■ **TASK TO COMPLETE**:
Restate, exactly and without pictures, the lines from the start of the listing below through the line holding "const footer2 = 'Balanza comercial de mayo';".

Stored items from a collection:
┌──

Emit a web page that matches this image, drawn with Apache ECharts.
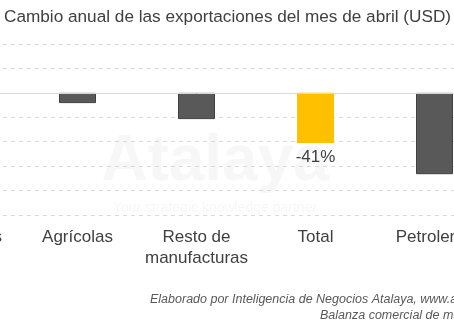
<!DOCTYPE html>
<html>
<head>
<meta charset="utf-8">
<script src="https://cdn.jsdelivr.net/npm/echarts@6/dist/echarts.min.js"></script>
<style>
html,body{margin:0;padding:0;width:454px;height:333px;overflow:hidden;background:#fff;position:relative;}
#c{position:absolute;left:-120px;top:0;width:634px;height:333px;}
</style>
</head>
<body>
<div id="c"></div>
<script>
// Data
const categories = ['Industriales', 'Agrícolas', 'Resto de\nmanufacturas', 'Total', 'Petroleras'];
const values = [null, -8.4, -21.5, -41, -66.6];
const highlight = 'Total';
const yTicks = { min: -100, max: 40, interval: 20 };
const titleText = 'Cambio anual de las exportaciones del mes de abril (USD)';
const footer1 = 'Elaborado por Inteligencia de Negocios Atalaya, www.atalaya.co';
const footer2 = 'Balanza comercial de mayo';

const OX = 120;
const FONT = "'Liberation Sans', Arial, sans-serif";
const chart = echarts.init(document.getElementById('c'), null, { renderer: 'canvas' });

chart.setOption({
  animation: false,
  backgroundColor: '#fff',
  grid: { left: 19, right: 20, top: 44, bottom: 118 },
  graphic: [
    { type: 'text', left: OX + 4, top: 9, style: { text: titleText, font: '17.2px ' + FONT, fill: '#404040' } },
    { type: 'text', x: OX + 215, y: 162, style: { text: 'Atalaya', font: 'bold 64px ' + FONT, fill: '#f7f7f7', align: 'center', verticalAlign: 'middle' }, z: -1 },
    { type: 'text', x: OX + 215, y: 208, style: { text: 'Your strategic knowledge partner', font: '14px ' + FONT, fill: '#f7f7f7', align: 'center', verticalAlign: 'middle' }, z: -1 },
    { type: 'text', x: OX + 150, y: 300, style: { text: footer1, font: 'italic 12.5px ' + FONT, fill: '#595959', verticalAlign: 'middle' } },
    { type: 'text', x: OX + 320, y: 316, style: { text: footer2, font: 'italic 12.5px ' + FONT, fill: '#595959', verticalAlign: 'middle' } }
  ],
  xAxis: {
    type: 'category',
    data: categories,
    position: 'bottom',
    axisLine: { show: false, onZero: false },
    axisTick: { show: false },
    axisLabel: { color: '#404040', fontFamily: FONT, fontSize: 17, lineHeight: 21, margin: 12, interval: 0 }
  },
  yAxis: {
    type: 'value',
    min: yTicks.min, max: yTicks.max, interval: yTicks.interval,
    axisLabel: { show: false },
    axisLine: { show: false },
    axisTick: { show: false },
    splitLine: { lineStyle: { color: '#d9d9d9', type: [4, 4], width: 1 } }
  },
  series: [{
    type: 'bar',
    barWidth: 37,
    data: values.map((v, i) => ({
      value: v,
      itemStyle: categories[i] === highlight
        ? { color: '#FFC000', borderColor: '#FFC000', borderWidth: 0 }
        : { color: '#595959', borderColor: '#404040', borderWidth: 1 },
      label: categories[i] === highlight
        ? { show: true, position: 'bottom', distance: 6, formatter: (p) => p.value + '%', color: '#404040', fontSize: 17, fontFamily: FONT }
        : { show: false }
    })),
    markLine: {
      silent: true,
      symbol: 'none',
      label: { show: false },
      lineStyle: { color: '#d9d9d9', type: 'solid', width: 1 },
      data: [{ yAxis: 0 }]
    },
    z: 3
  }]
});
</script>
</body>
</html>
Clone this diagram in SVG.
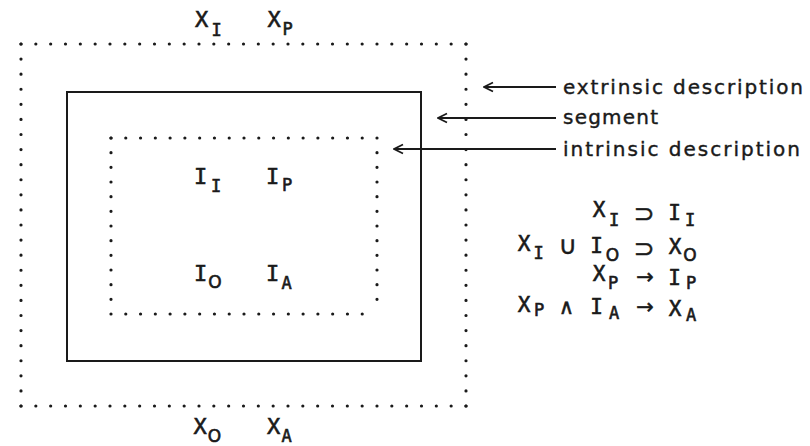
<svg xmlns="http://www.w3.org/2000/svg" width="810" height="446" viewBox="0 0 810 446">
  <style>
    .dot { fill: none; stroke: #1a1a1a; stroke-width: 3.2; stroke-linecap: round; }
    .solid { fill: none; stroke: #1a1a1a; stroke-width: 2; }
    .conn { fill: none; stroke: #1a1a1a; stroke-width: 1.8; }
    .lbl { font-family: "DejaVu Sans", "Liberation Sans", sans-serif; font-size: 20px; fill: #1a1a1a; stroke: #1a1a1a; stroke-width: 0.4; }
    .m { font-family: "DejaVu Sans Mono", "Liberation Mono", monospace; fill: #1a1a1a; stroke: #1a1a1a; stroke-width: 0.6; text-anchor: middle; }
    .big { font-size: 22px; }
    .mid { font-size: 21px; }
    .sub { font-size: 17px; }
    .o { font-family: "DejaVu Sans", "Liberation Sans", sans-serif; }
    .sym { font-family: "DejaVu Sans", "Liberation Sans", sans-serif; font-size: 21px; fill: #1a1a1a; stroke: #1a1a1a; stroke-width: 0.5; text-anchor: middle; }
    .lg { font-size: 25px; }
  </style>
  <defs>
    <marker id="ah" viewBox="-11 -6 12 12" markerWidth="12" markerHeight="12" refX="0" refY="0" orient="auto" markerUnits="userSpaceOnUse">
      <path d="M-9,-4.5 L0,0 L-9,4.5" fill="none" stroke="#1a1a1a" stroke-width="1.8"/>
    </marker>
  </defs>

  <g id="extrinsic">
    <line class="dot" x1="21" y1="44" x2="466" y2="44" stroke-dasharray="0 14.833"/>
    <line class="dot" x1="21" y1="406" x2="466" y2="406" stroke-dasharray="0 14.833"/>
    <line class="dot" x1="21" y1="44" x2="21" y2="406" stroke-dasharray="0 15.083"/>
    <line class="dot" x1="466" y1="44" x2="466" y2="406" stroke-dasharray="0 15.083"/>
  </g>

  <g id="segment">
    <rect class="solid" x="67" y="92" width="354" height="269"/>
  </g>

  <g id="intrinsic">
    <line class="dot" x1="111" y1="138" x2="377" y2="138" stroke-dasharray="0 14.778"/>
    <line class="dot" x1="111" y1="314" x2="377" y2="314" stroke-dasharray="0 14.778"/>
    <line class="dot" x1="111" y1="138" x2="111" y2="314" stroke-dasharray="0 14.667"/>
    <line class="dot" x1="377" y1="138" x2="377" y2="314" stroke-dasharray="0 14.667"/>
  </g>

  <g id="connectors">
    <line class="conn" x1="556" y1="87" x2="484" y2="87" marker-end="url(#ah)"/>
    <line class="conn" x1="556" y1="118" x2="438" y2="118" marker-end="url(#ah)"/>
    <line class="conn" x1="556" y1="149" x2="394" y2="149" marker-end="url(#ah)"/>
  </g>

  <g id="labels">
    <text class="lbl" x="563" y="94" textLength="240" lengthAdjust="spacing">extrinsic description</text>
    <text class="lbl" x="563" y="124" textLength="95" lengthAdjust="spacing">segment</text>
    <text class="lbl" x="563" y="156" textLength="237" lengthAdjust="spacing">intrinsic description</text>
  </g>

  <g id="outer-vars">
    <text class="m big" x="201.5" y="27">X</text>
    <text class="m sub" x="216.5" y="36">I</text>
    <text class="m big" x="274" y="27">X</text>
    <text class="m sub" x="287.5" y="35">P</text>
    <text class="m big" x="200" y="434">X</text>
    <text class="m sub o" x="214.5" y="442">O</text>
    <text class="m big" x="273.5" y="434">X</text>
    <text class="m sub" x="286.5" y="442">A</text>
  </g>

  <g id="inner-vars">
    <text class="m big" x="200.5" y="184">I</text>
    <text class="m sub" x="216" y="192">I</text>
    <text class="m big" x="272.5" y="184">I</text>
    <text class="m sub" x="287" y="191">P</text>
    <text class="m big" x="200.5" y="281">I</text>
    <text class="m sub o" x="215" y="288">O</text>
    <text class="m big" x="272.5" y="281">I</text>
    <text class="m sub" x="286.5" y="289">A</text>
  </g>

  <g id="equations">
    <text class="m mid" x="599" y="217">X</text>
    <text class="m sub" x="614" y="226">I</text>
    <text class="sym lg" x="644" y="222">⊃</text>
    <text class="m mid" x="674.5" y="220">I</text>
    <text class="m sub" x="690" y="226">I</text>

    <text class="m mid" x="524" y="251">X</text>
    <text class="m sub" x="538.5" y="259">I</text>
    <text class="sym lg" x="568" y="254">∪</text>
    <text class="m mid" x="596.5" y="253">I</text>
    <text class="m sub o" x="612.5" y="261">O</text>
    <text class="sym lg" x="644" y="257">⊃</text>
    <text class="m mid" x="675" y="254">X</text>
    <text class="m sub o" x="690" y="261">O</text>

    <text class="m mid" x="599" y="281">X</text>
    <text class="m sub" x="613" y="289">P</text>
    <text class="sym" x="645" y="284">→</text>
    <text class="m mid" x="674.5" y="285">I</text>
    <text class="m sub" x="691" y="289">P</text>

    <text class="m mid" x="524" y="312">X</text>
    <text class="m sub" x="539" y="316">P</text>
    <text class="sym" x="566.5" y="314">∧</text>
    <text class="m mid" x="596.5" y="314">I</text>
    <text class="m sub" x="614" y="319">A</text>
    <text class="sym" x="645" y="314">→</text>
    <text class="m mid" x="675" y="316">X</text>
    <text class="m sub" x="691" y="321">A</text>
  </g>
</svg>
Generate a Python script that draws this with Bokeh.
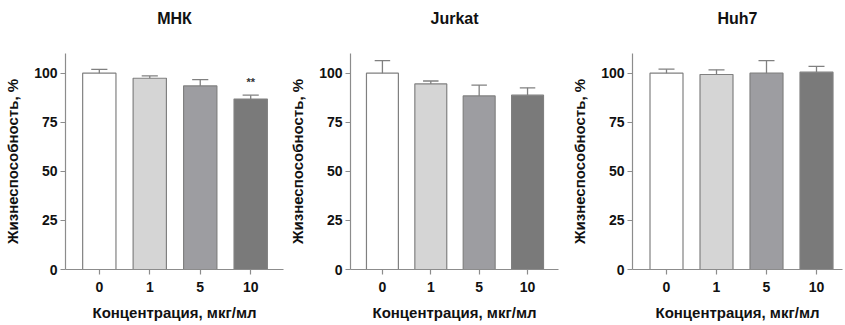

└──

■ **CORRECT ANSWER**:
Emit a web page that matches this image, drawn with Apache ECharts.
<!DOCTYPE html>
<html>
<head>
<meta charset="utf-8">
<script src="https://cdn.jsdelivr.net/npm/echarts@6/dist/echarts.min.js"></script>
<style>
html,body{margin:0;padding:0;width:454px;height:333px;overflow:hidden;background:#fff;position:relative;}
#c{position:absolute;left:-120px;top:0;width:634px;height:333px;}
</style>
</head>
<body>
<div id="c"></div>
<script>
// Data
const categories = ['Industriales', 'Agrícolas', 'Resto de\nmanufacturas', 'Total', 'Petroleras'];
const values = [null, -8.4, -21.5, -41, -66.6];
const highlight = 'Total';
const yTicks = { min: -100, max: 40, interval: 20 };
const titleText = 'Cambio anual de las exportaciones del mes de abril (USD)';
const footer1 = 'Elaborado por Inteligencia de Negocios Atalaya, www.atalaya.co';
const footer2 = 'Balanza comercial de mayo';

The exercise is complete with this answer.